Tiling patterns have a very ancient history, and Borges was no doubt drawing on this.

The point of hexagons is that they pack perfectly, with no spaces in between.

  • Had Borges wanted multiple pathways between rooms, he certainly would have picked a different pattern.

I suspect Borges was drawing on the history of honeycomb patterns (although the "honeycomb conjecture" wasn't proven until 1999), and was potentially thinking of the Beehive tombs of antiquity.

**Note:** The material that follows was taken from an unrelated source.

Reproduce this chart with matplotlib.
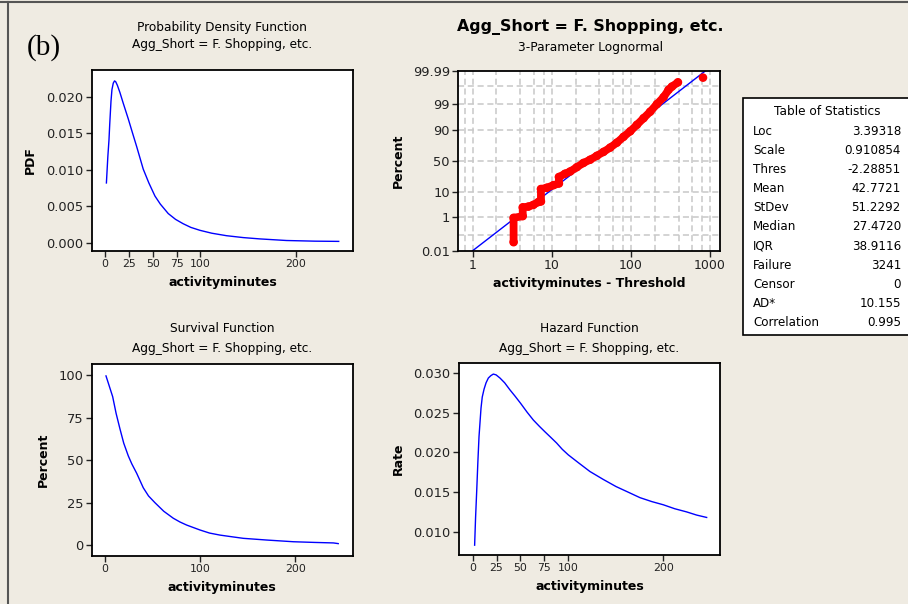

My guess would be that the walls between hexagons are thick, which produce the hallways, but that Borges was intending that the structure itself was perfectly packed, with no space between rooms but the hallways.


Notes:

Babel was published in 1941, when Penrose was only 10 years old, so the story predates the exciting, recent work in tiling patterns. The game Hex likewise doesn't appear until somewhere in the 1940's, but after its creation, a very large number of modern strategy games adopted this pattern.

It never hurts to look at the Spanish, but Borges seems to write in a way that allows very faithful translation between English and Spanish. (His work tends to do well when translated by algorithms, in my experience;)

Although it is possible to connect 3 rooms by creating a hallway through a vertex, this would disrupt the hexagonal shape, and render it an irregular, 7-sided polygon.